Global shipping and logistics companies are navigating calmer waters this week after the U.S. and China agreed to a one-year suspension of mutual investigations into the shipping industry, a significant de-escalation in a year marked by rising trade frictions.
The agreement, which took effect November 10, pauses retaliatory port fees and other measures that have created uncertainty for a sector integral to the world's supply chain. The move provides a critical, if temporary, reprieve for operators, potentially improving operational stability and reducing the threat of future tariffs or sanctions.
Industry analysts estimate the truce could save companies approximately $3.2 billion annually in fees that were levied on large Chinese-built vessels in U.S. ports, a considerable cost saving that could bolster margins for carriers. The development was welcomed by major industry groups as a crucial step toward stabilizing global trade flows.
"Global trade flows best when it flows freely," said Joe Kramek, President of the World Shipping Council, who noted the suspension is a "win for farmers, exporters, and consumers." The pause is expected to help keep trade competitive and maintain reliable access to critical shipping lanes, according to industry statements.
While specific stock movements were measured, the sector has historically shown sensitivity to such policy shifts. Earlier this year, shares in container shipping giant A.P. Moller-Maersk jumped nearly 12% following a partial tariff pause, underscoring how deeply geopolitical tensions can impact investor sentiment in the sector. Companies with significant exposure to trans-Pacific routes, including ZIM Integrated Shipping Services, are particularly affected by these policies.
For logistics giants like FedEx and UPS, the truce offers relief from the cost pressures and operational headaches that have clouded their performance. Both companies have recently cited trade tensions and customs issues as headwinds.

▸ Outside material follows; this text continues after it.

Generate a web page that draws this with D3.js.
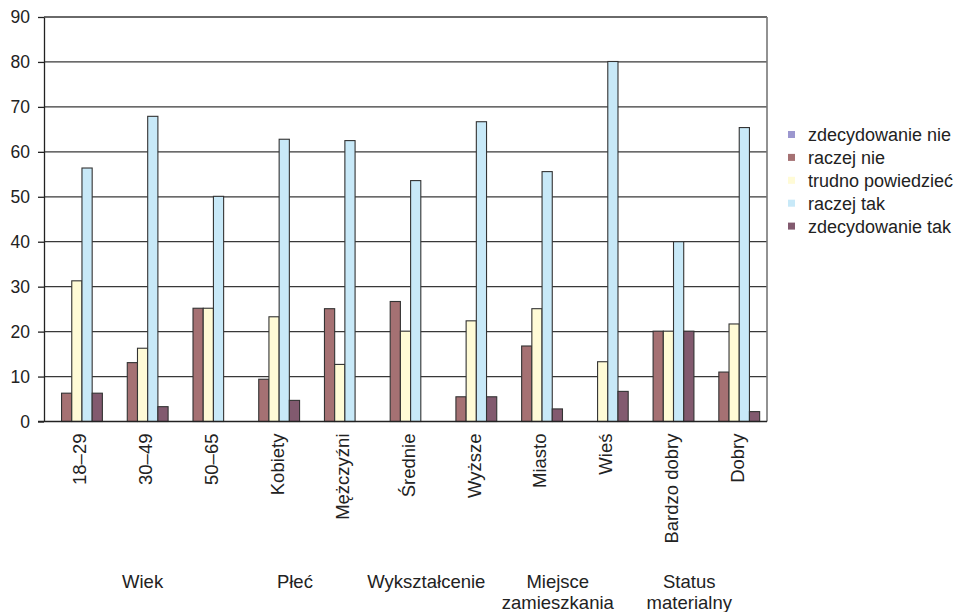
<!DOCTYPE html>
<html>
<head>
<meta charset="utf-8">
<script src="https://cdn.jsdelivr.net/npm/d3@7"></script>
<style>
  html, body { margin: 0; padding: 0; background: #fff; }
  svg { display: block; font-family: "Liberation Sans", Arial, Helvetica, sans-serif; }
</style>
</head>
<body>
<svg id="chart" width="960" height="612"></svg>
<script>
// Survey answers by respondent group (percent)
const categories = ["18–29", "30–49", "50–65", "Kobiety", "Mężczyźni", "Średnie", "Wyższe", "Miasto", "Wieś", "Bardzo dobry", "Dobry"];
const groups = [
  { name: ["Wiek"], count: 3 },
  { name: ["Płeć"], count: 2 },
  { name: ["Wykształcenie"], count: 2 },
  { name: ["Miejsce", "zamieszkania"], count: 2 },
  { name: ["Status", "materialny"], count: 2 }
];
const seriesNames = ["zdecydowanie nie", "raczej nie", "trudno powiedzieć", "raczej tak", "zdecydowanie tak"];
const zdecydowanieNie = [0, 0, 0, 0, 0, 0, 0, 0, 0, 0, 0];
const raczejNie       = [6.3, 13.1, 25.2, 9.4, 25.1, 26.7, 5.5, 16.8, 0, 20.1, 11.0];
const trudnoPowiedziec = [31.3, 16.3, 25.2, 23.3, 12.7, 20.1, 22.4, 25.1, 13.3, 20.1, 21.7];
const raczejTak       = [56.4, 67.9, 50.1, 62.8, 62.5, 53.6, 66.7, 55.6, 80.1, 40.0, 65.4];
const zdecydowanieTak = [6.3, 3.3, 0, 4.7, 0, 0, 5.5, 2.8, 6.7, 20.1, 2.2];
const yTicks = [0, 10, 20, 30, 40, 50, 60, 70, 80, 90];

const seriesValues = [zdecydowanieNie, raczejNie, trudnoPowiedziec, raczejTak, zdecydowanieTak];
const colors = ["#9c97cf", "#a57173", "#fffbd6", "#c8e9f8", "#825a6f"];

const svg = d3.select("#chart");
const plot = { left: 44, right: 767, top: 17, bottom: 421.5 };
const labelSize = 18.5;

const y = d3.scaleLinear().domain([0, 90]).range([plot.bottom, plot.top]);
const x0 = d3.scaleBand().domain(categories).range([plot.left, plot.right]).padding(0);
const x1 = d3.scaleBand().domain(seriesNames).range([0, x0.bandwidth()])
  .paddingInner(0).paddingOuter(0.72);
const color = d3.scaleOrdinal().domain(seriesNames).range(colors);

// Horizontal gridlines
svg.append("g")
  .selectAll("line")
  .data(yTicks.filter(t => t > 0))
  .join("line")
  .attr("x1", plot.left).attr("x2", plot.right)
  .attr("y1", d => y(d)).attr("y2", d => y(d))
  .attr("stroke", "#383838").attr("stroke-width", 1.3);

// Right border of the plot area
svg.append("line")
  .attr("x1", plot.right).attr("x2", plot.right)
  .attr("y1", plot.top).attr("y2", plot.bottom)
  .attr("stroke", "#777").attr("stroke-width", 1.6);

// Bars
const rows = categories.map((c, i) => ({ cat: c, vals: seriesNames.map((s, k) => ({ s, v: seriesValues[k][i] })) }));
svg.append("g")
  .selectAll("g")
  .data(rows)
  .join("g")
  .attr("transform", d => `translate(${x0(d.cat)},0)`)
  .selectAll("rect")
  .data(d => d.vals.filter(e => e.v > 0))
  .join("rect")
  .attr("x", d => x1(d.s))
  .attr("width", x1.bandwidth())
  .attr("y", d => y(d.v))
  .attr("height", d => y(0) - y(d.v))
  .attr("fill", d => color(d.s))
  .attr("stroke", "#333")
  .attr("stroke-width", 1.1);

// Y axis
const yAxis = d3.axisLeft(y).tickValues(yTicks).tickSize(6).tickPadding(8).tickSizeOuter(0);
const yg = svg.append("g").attr("transform", `translate(${plot.left},0)`).call(yAxis);
yg.select(".domain").attr("stroke", "#222").attr("stroke-width", 1.3);
yg.selectAll(".tick line").attr("stroke", "#222").attr("stroke-width", 1.3);
yg.selectAll(".tick text").attr("font-size", 17.5).attr("fill", "#222")
  .attr("font-family", "'Liberation Sans', Arial, sans-serif");

// X baseline
svg.append("line")
  .attr("x1", plot.left - 6).attr("x2", plot.right)
  .attr("y1", y(0)).attr("y2", y(0))
  .attr("stroke", "#222").attr("stroke-width", 1.4);

// Category labels (rotated)
svg.append("g")
  .selectAll("text")
  .data(categories)
  .join("text")
  .attr("transform", d => `translate(${x0(d) + x0.bandwidth() / 2 + 3},${plot.bottom + 12}) rotate(-90)`)
  .attr("text-anchor", "end")
  .attr("dy", "0.35em")
  .attr("font-size", labelSize)
  .attr("fill", "#222")
  .text(d => d);

// Group labels below the categories
let start = 0;
groups.forEach(g => {
  const first = categories[start];
  const last = categories[start + g.count - 1];
  const cx = (x0(first) + x0(last) + x0.bandwidth()) / 2 - (g.count === 2 ? 12 : 0);
  const t = svg.append("text")
    .attr("x", cx).attr("y", 588)
    .attr("text-anchor", "middle")
    .attr("font-size", labelSize)
    .attr("fill", "#222");
  g.name.forEach((line, i) => {
    t.append("tspan").attr("x", cx).attr("dy", i === 0 ? 0 : 21).text(line);
  });
  start += g.count;
});

// Legend
const legend = svg.append("g").attr("transform", "translate(788,135)");
const li = legend.selectAll("g")
  .data(seriesNames)
  .join("g")
  .attr("transform", (d, i) => `translate(0,${i * 22.9})`);
li.append("rect")
  .attr("x", 0).attr("y", -4).attr("width", 7).attr("height", 7)
  .attr("fill", d => color(d));
li.append("text")
  .attr("x", 20).attr("dy", "0.35em")
  .attr("font-size", 18)
  .attr("fill", "#222")
  .text(d => d);
</script>
</body>
</html>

A more predictable regulatory environment, even for a year, allows for more confident operational planning.
However, the optimism is tempered with caution. Some analysts view the agreement as a tactical pause rather than a long-term resolution. "Once again we see trade used as a weapon in geopolitical wars," Emily Stausbøll, a senior shipping analyst at Xeneta, remarked in a note. "A one-year truce feels more like a tactical pause than a lasting peace."

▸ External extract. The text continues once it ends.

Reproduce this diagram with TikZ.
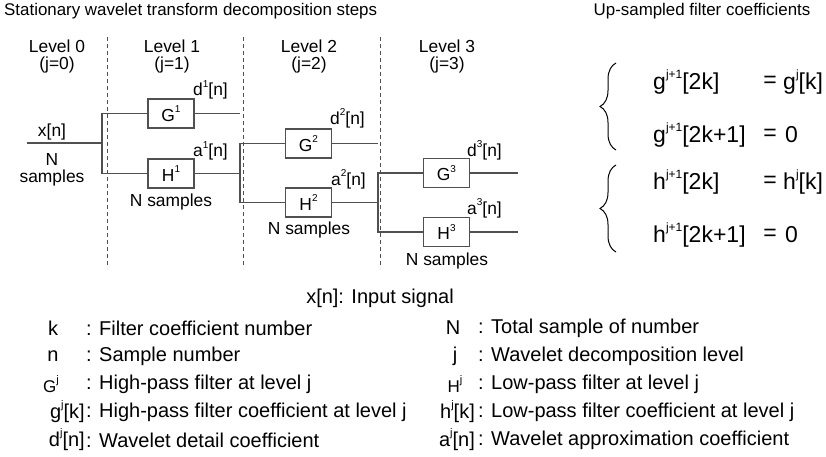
\documentclass[tikz,border=0pt]{standalone}
\usepackage{fontspec}
\setmainfont{Liberation Sans}
\usetikzlibrary{decorations.pathreplacing}
\newcommand\upsc[2]{\raisebox{0.5em}{\fontsize{#1}{#1}\selectfont #2}}
\newcommand\fdia{\fontsize{17.4}{20}\selectfont}
\newcommand\feq{\fontsize{23}{26}\selectfont}
\newcommand\fleg{\fontsize{20}{23}\selectfont}
\newcommand\ftit{\fontsize{16.9}{20}\selectfont}
\definecolor{ln}{HTML}{505050}
\tikzset{
  wire/.style={draw=ln, line width=1.2pt},
  fbox/.style={draw=ln, line width=1.2pt, minimum width=46pt, minimum height=29pt, inner sep=0pt, font=\fdia},
  dlbl/.style={inner sep=0pt, font=\fdia},
  eqt/.style={inner sep=0pt, font=\feq},
  leg/.style={inner sep=0pt, font=\fleg},
  tit/.style={inner sep=0pt, font=\ftit},
  lvl/.style={draw=ln, line width=0.9pt, dash pattern=on 4pt off 3pt},
  brc/.style={draw=black, line width=1pt, decorate, decoration={brace, amplitude=16pt, aspect=0.5}}
}
\begin{document}
\begin{tikzpicture}[x=1pt, y=-1pt]
\useasboundingbox (0,0) rectangle (826,457);
% titles
\node[tit, anchor=west] (t1) at (4,11) {Stationary wavelet transform decomposition steps};
\node[tit] (t2) at (702,11) {Up-sampled filter coefficients};
% level separators
\coordinate (v1a) at (107,37); \coordinate (v1b) at (107,268);
\coordinate (v2a) at (243,37); \coordinate (v2b) at (243,268);
\coordinate (v3a) at (380,37); \coordinate (v3b) at (380,268);
\draw[lvl] (v1a) -- (v1b);
\draw[lvl] (v2a) -- (v2b);
\draw[lvl] (v3a) -- (v3b);
% level labels
\node[dlbl] (L0) at (57,46) {Level 0};
\node[dlbl] (j0) at (57,65) {(j=0)};
\node[dlbl] (L1) at (172,46) {Level 1};
\node[dlbl] (j1) at (172,65) {(j=1)};
\node[dlbl] (L2) at (309,46) {Level 2};
\node[dlbl] (j2) at (309,65) {(j=2)};
\node[dlbl] (L3) at (447,46) {Level 3};
\node[dlbl] (j3) at (447,65) {(j=3)};
% filters
\node[fbox] (G1) at (171,113.5) {G\upsc{10}{1}};
\node[fbox] (H1) at (171,173.5) {H\upsc{10}{1}};
\node[fbox] (G2) at (308.5,143.5) {G\upsc{10}{2}};
\node[fbox] (H2) at (308.5,202.5) {H\upsc{10}{2}};
\node[fbox] (G3) at (446.5,173) {G\upsc{10}{3}};
\node[fbox] (H3) at (446.5,232) {H\upsc{10}{3}};
% wiring
\coordinate (x0) at (27,143);
\coordinate (s0) at (102,143);
\coordinate (s1) at (240,173.5);
\coordinate (d1) at (240,113.5);
\coordinate (s2) at (378,202.5);
\coordinate (d2) at (378,143.5);
\coordinate (d3) at (518,173);
\coordinate (a3) at (518,232);
\draw[wire] (x0) -- (s0);
\draw[wire] (G1.west) -| (s0) |- (H1.west);
\draw[wire] (G1.east) -- (d1);
\draw[wire] (H1.east) -- (s1);
\draw[wire] (G2.west) -| (s1) |- (H2.west);
\draw[wire] (G2.east) -- (d2);
\draw[wire] (H2.east) -- (s2);
\draw[wire] (G3.west) -| (s2) |- (H3.west);
\draw[wire] (G3.east) -- (d3);
\draw[wire] (H3.east) -- (a3);
% signal labels
\node[dlbl] (xn) at (52,132) {x[n]};
\node[dlbl] (xN) at (52,160) {N};
\node[dlbl] (xs) at (52,178) {samples};
\node[dlbl, anchor=west] (dl1) at (193,90) {d\upsc{10}{1}[n]};
\node[dlbl, anchor=west] (al1) at (193,151) {a\upsc{10}{1}[n]};
\node[dlbl] (ns1) at (171,202) {N samples};
\node[dlbl, anchor=west] (dl2) at (330,118) {d\upsc{10}{2}[n]};
\node[dlbl, anchor=west] (al2) at (331,179) {a\upsc{10}{2}[n]};
\node[dlbl] (ns2) at (309,230) {N samples};
\node[dlbl, anchor=west] (dl3) at (467,150) {d\upsc{10}{3}[n]};
\node[dlbl, anchor=west] (al3) at (467,208) {a\upsc{10}{3}[n]};
\node[dlbl] (ns3) at (447,261) {N samples};
% braces
\coordinate (b1t) at (616,63); \coordinate (b1b) at (616,150);
\coordinate (b2t) at (616,165); \coordinate (b2b) at (616,252);
\draw[brc] (b1b) -- (b1t);
\draw[brc] (b2b) -- (b2t);
% equations
\node[eqt, anchor=west] (e1l) at (653,82) {g\upsc{12}{j+1}[2k]};
\node[eqt] (e1m) at (770,82) {=};
\node[eqt, anchor=west] (e1r) at (783,82) {g\upsc{12}{j}[k]};
\node[eqt, anchor=west] (e2l) at (653,135) {g\upsc{12}{j+1}[2k+1]};
\node[eqt] (e2m) at (770,135) {=};
\node[eqt, anchor=west] (e2r) at (785,135) {0};
\node[eqt, anchor=west] (e3l) at (653,182) {h\upsc{12}{j+1}[2k]};
\node[eqt] (e3m) at (770,182) {=};
\node[eqt, anchor=west] (e3r) at (783,182) {h\upsc{12}{j}[k]};
\node[eqt, anchor=west] (e4l) at (653,235) {h\upsc{12}{j+1}[2k+1]};
\node[eqt] (e4m) at (770,235) {=};
\node[eqt, anchor=west] (e4r) at (785,235) {0};
% legend
\node[leg] (lx) at (380,298) {x[n]: Input signal};
\node[leg] (k1) at (53,328) {k};
\node[leg, anchor=west] (k2) at (86,328) {: Filter coefficient number};
\node[leg] (n1) at (53,356) {n};
\node[leg, anchor=west] (n2) at (86,356) {: Sample number};
\node[leg] (G1s) at (51,384) {\fontsize{17}{20}\selectfont G\upsc{11}{j}};
\node[leg, anchor=west] (G2s) at (86,384) {: High-pass filter at level j};
\node[leg, anchor=east] (g1s) at (85,412) {g\upsc{11}{j}[k]};
\node[leg, anchor=west] (g2s) at (86,412) {: High-pass filter coefficient at level j};
\node[leg, anchor=east] (d1s) at (85,440) {d\upsc{11}{j}[n]};
\node[leg, anchor=west] (d2s) at (86,440) {: Wavelet detail coefficient};
\node[leg] (N1) at (453,328) {N};
\node[leg, anchor=west] (N2) at (478,328) {: Total sample of number};
\node[leg] (j1s) at (455,356) {j};
\node[leg, anchor=west] (j2s) at (478,356) {: Wavelet decomposition level};
\node[leg] (H1s) at (455,384) {\fontsize{17}{20}\selectfont H\upsc{11}{j}};
\node[leg, anchor=west] (H2s) at (478,384) {: Low-pass filter at level j};
\node[leg, anchor=east] (h1s) at (475,412) {h\upsc{11}{j}[k]};
\node[leg, anchor=west] (h2s) at (478,412) {: Low-pass filter coefficient at level j};
\node[leg, anchor=east] (a1s) at (475,440) {a\upsc{11}{j}[n]};
\node[leg, anchor=west] (a2s) at (478,440) {: Wavelet approximation coefficient};
\end{tikzpicture}
\end{document}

This sentiment is echoed by some domestic stakeholders. U.S. labor unions, including the United Steelworkers, have expressed frustration, arguing the pause does little to address the underlying issue of China's dominance in global shipbuilding, where it accounts for over half of all global ship orders. They contend the truce may undermine efforts to rebuild American shipbuilding capacity, as reported by Global Trade Magazine.

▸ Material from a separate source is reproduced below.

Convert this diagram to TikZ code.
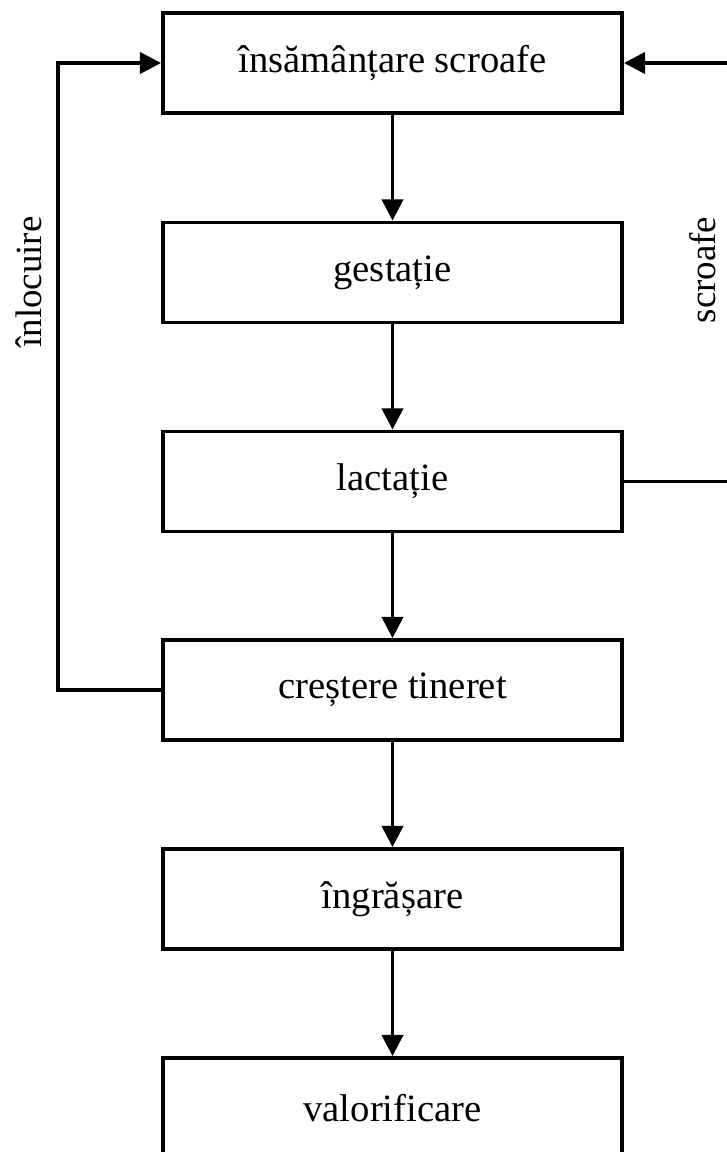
\documentclass[tikz,border=0pt]{standalone}
\usepackage{fontspec}
\setmainfont{Liberation Serif}
\usetikzlibrary{arrows.meta}

\begin{document}
\begin{tikzpicture}[
    etapa/.style={draw, line width=2.2pt, minimum width=9.18cm, minimum height=2cm,
      font=\fontsize{22}{26}\selectfont},
    sageata/.style={line width=2pt, -{Triangle[length=12pt,width=12pt]}},
    eticheta/.style={rotate=90, font=\fontsize{21}{25}\selectfont}
  ]
  \useasboundingbox (0,0) rectangle (14.52,-23.04);

  % etapele
  \node[etapa] (ins) at (7.85,-1.26) {însămânțare scroafe};
  \node[etapa] (gest) at (7.85,-5.45) {gestație};
  \node[etapa] (lact) at (7.85,-9.63) {lactație};
  \node[etapa] (cres) at (7.85,-13.8) {creștere tineret};
  \node[etapa] (ingr) at (7.85,-17.98) {îngrășare};
  \node[etapa] (val) at (7.85,-22.16) {valorificare};

  \foreach \a/\b in {ins/gest, gest/lact, lact/cres, cres/ingr, ingr/val}
    \draw[sageata] (\a) -- (\b);

  % bucle laterale
  \coordinate (stg) at (1.16,0);
  \coordinate (dr) at (14.9,0);
  \draw[sageata] (cres.west) -- (cres.west -| stg) |- (ins.west);
  \draw[sageata] (lact.east) -- (lact.east -| dr) |- (ins.east);

  \node[eticheta] (inloc) at (0.58,-5.64) {înlocuire};
  \node[eticheta] (scr) at (14.06,-5.4) {scroafe};
\end{tikzpicture}
\end{document}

For now, the suspension provides the shipping industry with valuable breathing room. It lowers immediate financial burdens and reduces the regulatory risk that has complicated long-term investment decisions. Yet, with the agreement's one-year clock already ticking, investors and operators will be watching closely for signs of either a more permanent resolution or a return to the turbulent trade dynamics of the recent past.